In the subsequent years from the successful seasons of Joreca by São Paulo, the club won two titles in a row in 1948 and 1949 under command of the famous manager Vicente Feola who had coached the team on several occasions. Feola would be later known for leading the Brazil to their first World Cup title in 1958, defeating Sweden. The team came back to win the state title in 1953 with the Argentine Jim Lopes and 1958 under the command of experienced Hungarian coach Béla Guttmann, who coached other major teams, such as Milan, Peñarol, Porto and S.L. Benfica.

The 60s was marked by another title drought, this time influenced by the construction of Morumbi Stadium and the period of hegemony of rivals Santos and Palmeiras who dominated"the state and national tournaments from 1958 to 1969.

Tricolor returned to the top of the state championship in 1970 with Zezé Moreira, in 1971 with Osvaldo Brandão and 1975 under the command of Argentine club idol José Poy. Poy played goalkeeper in São Paulo from 1948 to 1962 and was considered for an appointment as manager for the Brazil in the 1954 World Cup. After his retirement, Poy helped the club on the construction of Morumbi having sold nearly 8000 titles of guaranteed spots, one of the main sources of income of the work. The former goalkeeper led the team in 5 occasions, reaching remarkable results as the vice championships in the state league in 1982, and national league of 1971 and 1973, and to the 1974 Copa Libertadores, losing to the most successful club in the history of continental tournament, then four-time champions, Independiente.

The national title that had was not achieved under the command of Poy was finally achieved by Rubens Minelli in 1977 who had been the winning coach in the two previous editions on the managing of Internacional, becoming the first head coach to won three Brazilian league titles in a row and the first by São Paulo.  The event was taken in a single final match against Atlético Mineiro in Belo Horizonte. After regulation, the score was 0-0, but São Paulo won a 3-2 penalty shootout victory by in front of 102,974 rival supporters.

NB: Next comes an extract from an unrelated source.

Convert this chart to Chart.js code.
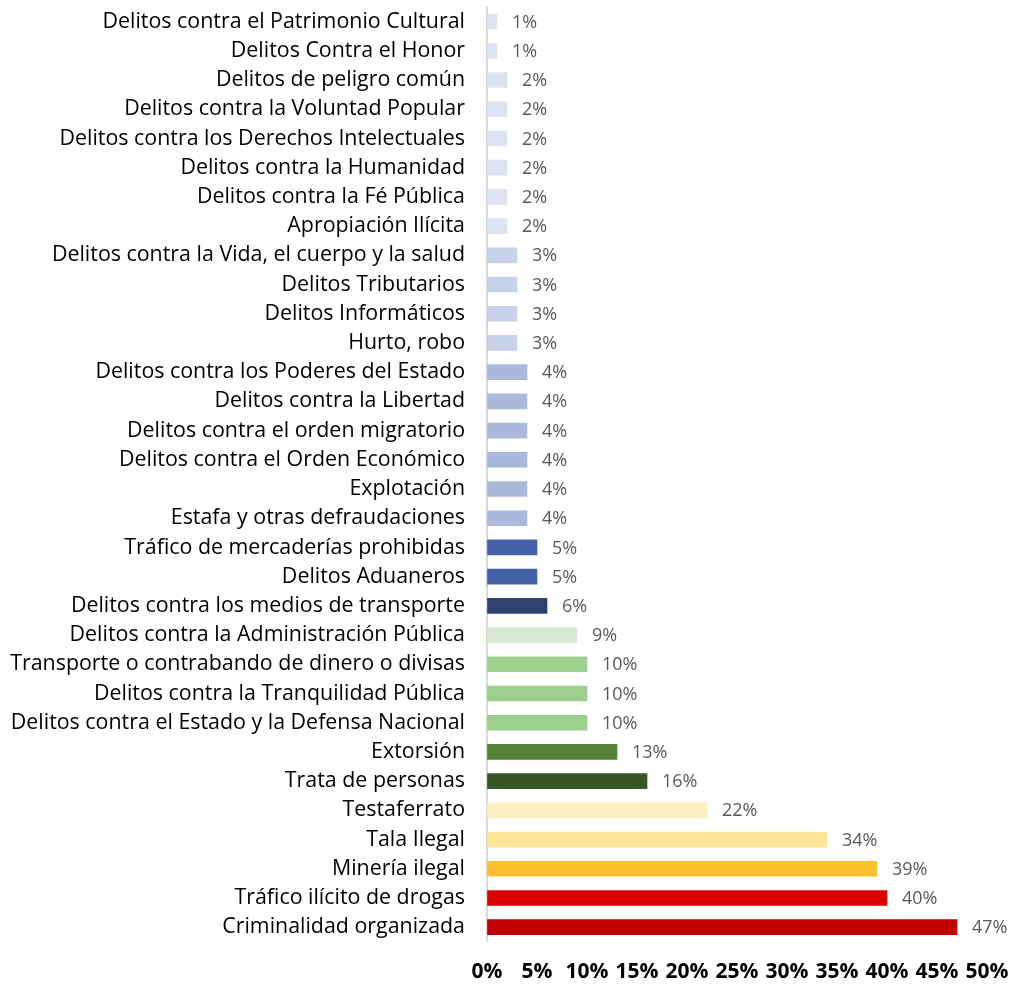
<!DOCTYPE html>
<html>
<head>
<meta charset="utf-8">
<script src="https://cdn.jsdelivr.net/npm/chart.js@4"></script>
<style>
  html, body { margin: 0; padding: 0; background: #fff; }
  #wrap { width: 1013px; height: 985px; }
</style>
</head>
<body>
<div id="wrap"><canvas id="delitos"></canvas></div>
<script>
// categories, top to bottom
const categorias = [
    'Delitos contra el Patrimonio Cultural',
    'Delitos Contra el Honor',
    'Delitos de peligro común',
    'Delitos contra la Voluntad Popular',
    'Delitos contra los Derechos Intelectuales',
    'Delitos contra la Humanidad',
    'Delitos contra la Fé Pública',
    'Apropiación Ilícita',
    'Delitos contra la Vida, el cuerpo y la salud',
    'Delitos Tributarios',
    'Delitos Informáticos',
    'Hurto, robo',
    'Delitos contra los Poderes del Estado',
    'Delitos contra la Libertad',
    'Delitos contra el orden migratorio',
    'Delitos contra el Orden Económico',
    'Explotación',
    'Estafa y otras defraudaciones',
    'Tráfico de mercaderías prohibidas',
    'Delitos Aduaneros',
    'Delitos contra los medios de transporte',
    'Delitos contra la Administración Pública',
    'Transporte o contrabando de dinero o divisas',
    'Delitos contra la Tranquilidad Pública',
    'Delitos contra el Estado y la Defensa Nacional',
    'Extorsión',
    'Trata de personas',
    'Testaferrato',
    'Tala Ilegal',
    'Minería ilegal',
    'Tráfico ilícito de drogas',
    'Criminalidad organizada'
];

// share of cases (fraction)
const porcentajes = [
    0.01, 0.01, 0.02, 0.02, 0.02, 0.02, 0.02, 0.02,
    0.03, 0.03, 0.03, 0.03,
    0.04, 0.04, 0.04, 0.04, 0.04, 0.04,
    0.05, 0.05, 0.06,
    0.09, 0.10, 0.10, 0.10,
    0.13, 0.16,
    0.22, 0.34, 0.39, 0.40, 0.47
];

const colores = [
    '#dee3f2', '#dee3f2', '#dee3f2', '#dee3f2', '#dee3f2', '#dee3f2', '#dee3f2', '#dee3f2',
    '#c8d1ea', '#c8d1ea', '#c8d1ea', '#c8d1ea',
    '#aab8dc', '#aab8dc', '#aab8dc', '#aab8dc', '#aab8dc', '#aab8dc',
    '#4461a8', '#4461a8', '#2e4170',
    '#d9ead4', '#9dd08f', '#9dd08f', '#9dd08f',
    '#538135', '#375623',
    '#fff0c4', '#ffe597', '#ffc02d', '#dd0000', '#c00000'
];

const pct = v => Math.round(v * 100) + '%';

// values written next to each bar
const etiquetas = {
    id: 'etiquetas',
    afterDatasetsDraw(chart) {
        const ctx = chart.ctx;
        const meta = chart.getDatasetMeta(0);
        ctx.save();
        ctx.font = '18px "Open Sans"';
        ctx.fillStyle = '#595959';
        ctx.textAlign = 'left';
        ctx.textBaseline = 'middle';
        meta.data.forEach((bar, i) => {
            ctx.fillText(pct(porcentajes[i]), bar.x + 15, bar.y + 1);
        });
        ctx.restore();
    }
};

const ctx = document.getElementById('delitos').getContext('2d');
const chart = new Chart(ctx, {
    type: 'bar',
    data: {
        labels: categorias,
        datasets: [{
            data: porcentajes,
            backgroundColor: colores,
            barThickness: 15
        }]
    },
    options: {
        indexAxis: 'y',
        responsive: true,
        maintainAspectRatio: false,
        animation: false,
        layout: { padding: { top: 7, right: 26, bottom: 0, left: 0 } },
        plugins: {
            legend: { display: false },
            tooltip: { enabled: false }
        },
        scales: {
            x: {
                min: 0,
                max: 0.5,
                // invisible tick marks give the gap under the plot
                grid: { display: true, drawOnChartArea: false, drawTicks: true, tickLength: 18, tickColor: 'rgba(0,0,0,0)' },
                border: { display: false },
                ticks: {
                    stepSize: 0.05,
                    padding: 0,
                    color: '#000',
                    font: { family: 'Open Sans', size: 21, weight: 'bold' },
                    maxRotation: 0,
                    autoSkip: false,
                    callback: v => pct(v)
                }
            },
            y: {
                grid: { display: true, drawOnChartArea: false, drawTicks: true, tickLength: 22, tickColor: 'rgba(0,0,0,0)' },
                border: { display: true, color: '#d9d9d9', width: 2 },
                ticks: {
                    padding: 0,
                    color: '#000',
                    autoSkip: false,
                    font: { family: 'Open Sans', size: 21.4, lineHeight: 0.6 }
                },
                afterFit: s => { s.width = 487; }
            }
        }
    },
    plugins: [etiquetas]
});
</script>
</body>
</html>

In the 80s, São Paulo had winning seasons - adding 5 more state titles along with a second national title in 1986. Carlos Alberto Silva made two quick successful rounds at the seasons of 1980-81 and 1989-90 when reached 2 titles of Campeonato Paulista respectively in 1980 and 1989. In the following years with Formiga, 1981, and Cilinho for 2 times, 1985 and 1987, The Dearest won the state championship again. The second national trophy became in 1986 with an young group players who was called as Menudos do Morumbi in reference to the famous 70s Puerto Rican boy band Menudo (band). The team was trained by former player and 2 times world champion Pepe that received a group assembled by Cilinho. The team was formed by promising players as Müller, Silas and Sidney; and experienced like Daryo Pereira, Careca and Pita.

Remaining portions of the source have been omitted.